4.3. Telomeric DNA Quantification by Dot Blot for Telomere Length Measurement

This so-called Telo/Alu quantification of total telomeric DNA was performed as described previously [52]. Briefly, 10 ng only of genomic DNA were hybridized, following transfer to a nylon membrane, with a 32P-labeled telomeric repeat (TTAGGG)3 probe, followed by hybridization with an Alu-specific (5′-GTGATCCGCCCGCCTCGGCCTCCCAAAGT-3′) 32P-labeled probe. Results were analyzed using a GE Storm phosphorimager (GE Healthcare Life Sciences, Vélizy, France) and the ImageQuant LAS 4000 software (GE Healthcare Life Sciences, Vélizy, France).

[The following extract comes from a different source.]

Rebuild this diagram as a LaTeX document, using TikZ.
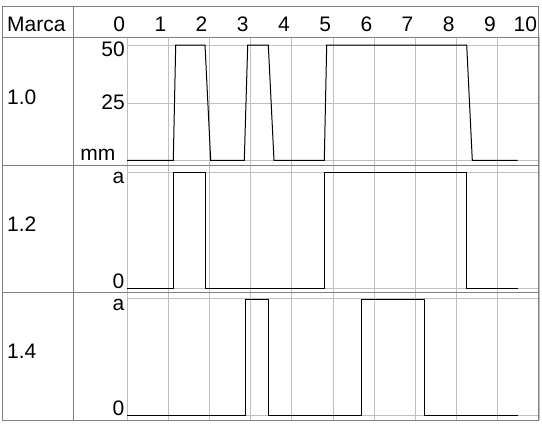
\documentclass[tikz,border=0pt]{standalone}
\usepackage{fontspec}
\setmainfont{Liberation Sans}
\definecolor{bordergray}{HTML}{808080}
\definecolor{gridgray}{HTML}{C0C0C0}
\begin{document}
\begin{tikzpicture}[x=1pt,y=-1pt,
  border/.style={draw=bordergray,line width=1pt},
  gridline/.style={draw=gridgray,line width=1pt},
  signal/.style={draw=black,line width=1pt,line join=miter},
  lbl/.style={inner sep=0pt,font=\fontsize{21}{24}\selectfont},
  ]
\useasboundingbox (0,0) rectangle (542,424);
% grid
\foreach \i in {0,...,10} {
  \draw[gridline] ({127+41.2*\i},37) -- ({127+41.2*\i},420);
}
\foreach \yy in {45,103,160.3,172.5,288,298.8,415.5} {
  \draw[gridline] (127,\yy) -- (538.5,\yy);
}
% table borders
\draw[border] (2,6) rectangle (538.5,420);
\draw[border] (2,37) -- (538.5,37);
\draw[border] (2,165) -- (538.5,165);
\draw[border] (2,292) -- (538.5,292);
\draw[border] (73,6) -- (73,420);
% header
\node[lbl,anchor=base west] (marca) at (7,31.5) {Marca};
\foreach \i in {0,...,10} {
  \node[lbl,anchor=base east] (h\i) at ({127+41.2*\i-1.8},31.5) {\i};
}
% row labels
\node[lbl,anchor=base west] (r1) at (7,104) {1.0};
\node[lbl,anchor=base west] (r2) at (7,231) {1.2};
\node[lbl,anchor=base west] (r3) at (7,358) {1.4};
% axis labels
\node[lbl,anchor=base east] (y50) at (125,56) {50};
\node[lbl,anchor=base east] (y25) at (125,109) {25};
\node[lbl,anchor=base east] (ymm) at (115.5,160) {mm};
\node[lbl,anchor=base east] (a2) at (124.5,183) {a};
\node[lbl,anchor=base east] (z2) at (124.5,288) {0};
\node[lbl,anchor=base east] (a3) at (124.5,310) {a};
\node[lbl,anchor=base east] (z3) at (124.5,415) {0};
% signals
\draw[signal] (127,160.3) -- (173.3,160.3) -- (175.7,45) -- (205,45) -- (210.7,160.3)
  -- (244.3,160.3) -- (247.7,45) -- (268.3,45) -- (274,160.3) -- (324.3,160.3)
  -- (326.7,45) -- (466.7,45) -- (472.3,160.3) -- (517.7,160.3);
\draw[signal] (127,288) -- (173.3,288) -- (173.3,172.5) -- (205,172.5) -- (205,288)
  -- (324.3,288) -- (324.3,172.5) -- (466.3,172.5) -- (466.3,288) -- (517.7,288);
\draw[signal] (127,415.5) -- (245,415.5) -- (245,299) -- (268.3,299) -- (268.3,415.5)
  -- (361.7,415.5) -- (361.7,299) -- (424.3,299) -- (424.3,415.5) -- (517.7,415.5);
\end{tikzpicture}
\end{document}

4.4. Telomere Length Measurement by Telomere Restriction Fragment (TRF) Southern Blot Analysis

Measurement of telomere length by TRF analysis [20] was performed as described previously [52]. Briefly, 3–5 μg of tumor genomic DNA were digested with RsaI and HinfI and separated in a 0.9% agarose gel prior to transfer and hybridization with a (TTAGGG)3 32P-labeled telomeric probe. Telomere tracts appear as a broad band or “smear”, which represents the average length of most chromosomes. The smear is very heterogeneous because telomere length not only varies between chromosome ends, but also between cells. Results were analyzed using a GE Storm phosphorimager and the ImageGauge software version 4.0 (Fujifilm, Denver, CO, USA).

4.5. Statistical Analysis

Statistical analyses were performed using standard tests, using the Stata 9.2 software (Stata Corp. LLC, College Station, TX, USA). To compare independent quantitative data, we used the Student’s t-test. To compare independent nominal qualitative data, Chi-square distribution was determined. To report overall survival curves, we used the Kaplan–Meier method, and log-rank test was used to compare them. A Cox proportional-hazard model was used to assess overall survival differences between patients with different telomere lengths. Modeling included the examination of associations between overall survival and clinically relevant variables. A p < 0.05 value was used as the significant threshold. All the data collected were anonymized and stocked in an Excel file.